Enxergar a História como algo vivo também dá margem para que os estudantes que quiserem trocar de tema durante o projeto possam fazê-lo. Em 2011, por exemplo, alguns pediram autorização para pesquisar os atentados de 11 de setembro, ocorridos nos Estados Unidos, abandonando outros assuntos. "Isso não é um desafio somente para alunos, mas para professores, formadores e historiadores. Temos de aprender História conhecendo a história dos acontecimentos", explica Maria Idalina.

No fim do ano letivo, a moçada é desafiada a elaborar um texto de apresentação para o material pesquisado. Ele deve apresentar o fato aos leitores, já que as pastas organizadas por cada um ficam à disposição de toda a escola e também são digitalizadas pela professora para serem consultadas no site.
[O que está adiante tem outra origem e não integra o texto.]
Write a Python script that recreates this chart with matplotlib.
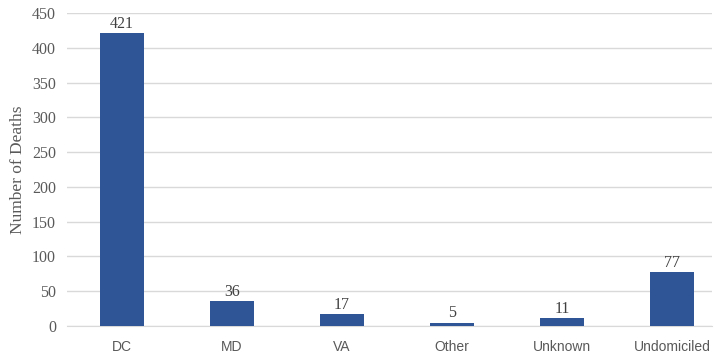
import matplotlib.pyplot as plt

# data
categories = ["DC", "MD", "VA", "Other", "Unknown", "Undomiciled"]
deaths = [421, 36, 17, 5, 11, 77]
y_ticks = [0, 50, 100, 150, 200, 250, 300, 350, 400, 450]

fig = plt.figure(figsize=(7.14, 3.58), dpi=100)
ax = fig.add_axes([67 / 714, 1 - 326 / 358, (712 - 67) / 714, (326 - 13) / 358])

x = list(range(len(categories)))
ax.bar(x, deaths, width=0.4, color="#2F5597", zorder=3)

for xi, v in zip(x, deaths):
    ax.text(xi, v + 2, str(v), ha="center", va="bottom",
            fontfamily="Liberation Serif", fontsize=11.5, color="#404040")

ax.set_ylim(0, 450)
ax.set_xlim(-0.5, 5 + 40 / 110)
ax.set_yticks(y_ticks)
ax.set_yticklabels([str(t) for t in y_ticks], fontfamily="Liberation Serif",
                   fontsize=11.5, color="#595959")
ax.set_xticks(x)
ax.set_xticklabels(categories, fontfamily="Liberation Sans", fontsize=10,
                   color="#595959")
ax.tick_params(length=0)
ax.tick_params(axis="x", pad=10)
ax.tick_params(axis="y", pad=8)

ax.grid(axis="y", color="#D9D9D9", linewidth=1, zorder=0)
for s in ["top", "right", "left"]:
    ax.spines[s].set_visible(False)
ax.spines["bottom"].set_color("#D9D9D9")

ax.set_ylabel("Number of Deaths", fontfamily="Liberation Serif", fontsize=12.5,
              color="#595959")
ax.yaxis.set_label_coords(-0.063, 0.5)

fig.savefig("out.png", dpi=100)
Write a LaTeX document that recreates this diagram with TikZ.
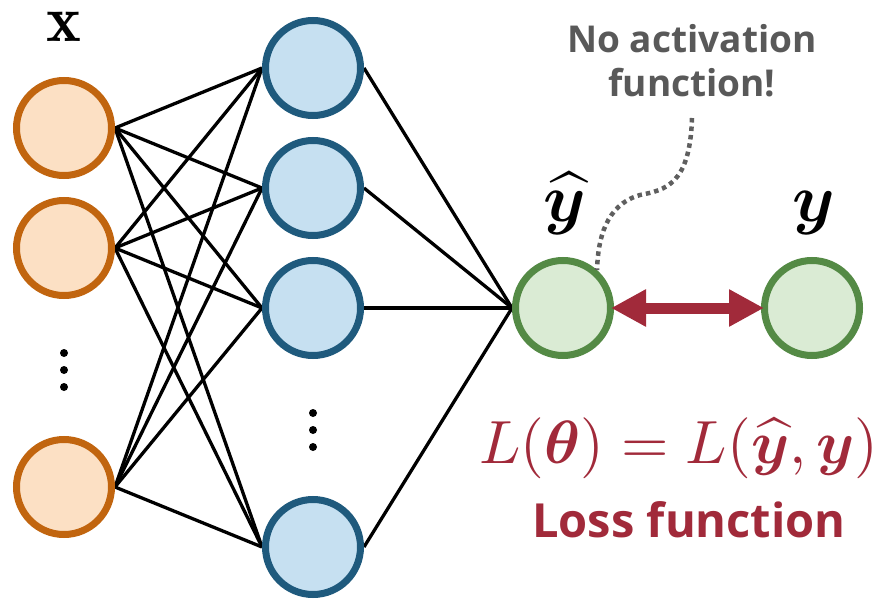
\documentclass[tikz,border=0pt]{standalone}
\usepackage{amsmath,bm}
\usepackage{graphicx}
\usepackage{fontspec}
\newfontfamily\opensans{Open Sans}
\usetikzlibrary{arrows.meta,backgrounds}
\definecolor{infill}{HTML}{FCE0C4}
\definecolor{indraw}{HTML}{C1650F}
\definecolor{hidfill}{HTML}{C6E0F1}
\definecolor{hiddraw}{HTML}{1F5A7D}
\definecolor{outfill}{HTML}{DAEBD4}
\definecolor{outdraw}{HTML}{548A45}
\definecolor{lossred}{HTML}{A12A3A}
\definecolor{notegray}{HTML}{595959}
\definecolor{dotgray}{HTML}{5F5F5F}
\tikzset{
  neuron/.style={circle, minimum size=95pt, inner sep=0pt, line width=7pt},
  innode/.style={neuron, draw=indraw, fill=infill},
  hidnode/.style={neuron, draw=hiddraw, fill=hidfill},
  outnode/.style={neuron, draw=outdraw, fill=outfill},
  conn/.style={black, line width=3.3pt},
  vdot/.style={circle, fill=black, inner sep=0pt, minimum size=8pt},
  mathlbl/.style={inner sep=0pt, anchor=base},
  notetext/.style={anchor=base, text=notegray, font=\opensans\bfseries\fontsize{37}{44}\selectfont, inner sep=0pt},
}
\begin{document}
\begin{tikzpicture}[x=1pt,y=-1pt]
\useasboundingbox (0,0) rectangle (884,599);
% input layer
\node[innode] (i1) at (64,128) {};
\node[innode] (i2) at (64,248) {};
\node[innode] (i3) at (64,487) {};
\node[vdot] (di1) at (64,353) {};
\node[vdot] (di2) at (64,370) {};
\node[vdot] (di3) at (64,387) {};
% hidden layer
\node[hidnode] (h1) at (313,68) {};
\node[hidnode] (h2) at (313,188) {};
\node[hidnode] (h3) at (313,308) {};
\node[hidnode] (h4) at (313,547) {};
\node[vdot] (dh1) at (313,413) {};
\node[vdot] (dh2) at (313,430) {};
\node[vdot] (dh3) at (313,447) {};
% outputs
\node[outnode] (yh) at (563,308) {};
\node[outnode] (yt) at (812,308) {};
% connections
\begin{scope}[on background layer]
\foreach \i in {i1,i2,i3}{
  \foreach \h in {h1,h2,h3,h4}{
    \draw[conn] (\i.east) -- (\h.west);
  }
}
\foreach \h in {h1,h2,h3,h4}{
  \draw[conn] (\h.east) -- (yh.west);
}
\end{scope}
% loss arrow
\draw[lossred, line width=11pt, {Triangle[length=35pt,width=35pt]}-{Triangle[length=35pt,width=35pt]}, shorten <=-3pt, shorten >=-3pt] (yh.east) -- (yt.west);
% labels
\node[mathlbl] (xl) at (64,42) {\scalebox{6.6}{$\mathbf{x}$}};
\node[mathlbl] (yhl) at (565,222) {\scalebox{6.8}{$\widehat{\bm{y}}$}};
\node[mathlbl] (ytl) at (814,222) {\scalebox{6.8}{$\bm{y}$}};
% note
\node[notetext] (note1) at (692,53) {No activation};
\node[notetext] (note2) at (692,97) {function!};
\coordinate (nstart) at (692,118);
\draw[dotgray, line width=4.5pt, dash pattern=on 4.5pt off 4pt] (nstart) .. controls (690,185) and (665,190) .. (640,195) .. controls (605,205) and (598,240) .. (597,270);
% loss
\node[anchor=base, text=lossred, inner sep=0pt] (lf) at (679,463) {\scalebox{6.1}{$L(\bm{\theta})=L(\widehat{\bm{y}},\bm{y})$}};
\node[anchor=base, text=lossred, inner sep=0pt, font=\opensans\bfseries\fontsize{47}{47}\selectfont] (lt) at (689,537) {Loss function};
\end{tikzpicture}
\end{document}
Para compor a produção textual, ela recomenda que o tema seja pesquisado também em livros e sites confiáveis sobre História.

Além de considerar o desenvolvimento da pesquisa, a participação nos debates e o conteúdo das tabelas que acompanham as reportagens ou artigos, Maria Idalina analisa as produções escritas feitas por cada estudante para avaliar a aprendizagem. Assim, ela observa como os jovens estão se conscientizando de que também são construtores da História.

1 De olho no que acontece Convide os alunos para pesquisar sobre um tema atual ao longo do ano. Eles terão de colher e analisar reportagens sobre o assunto e montar uma pasta com o material, que será disponibilizada para a comunidade escolar.

2 Diálogo sobre o aqui e agora Estabeleça uma peridiocidade para que a classe se reúna e cada um apresente o que pesquisou. Questione os estudantes sobre o ponto de vista deles a respeito dos fatos e aproveite para orientar a pesquisa e sugerir mais fontes.

3 Organização do material Na etapa final do projeto, oriente os estudantes para elaborar um texto de apresentação sobre o material. Nele é importante constar um resumo sobre o tema para situar os leitores.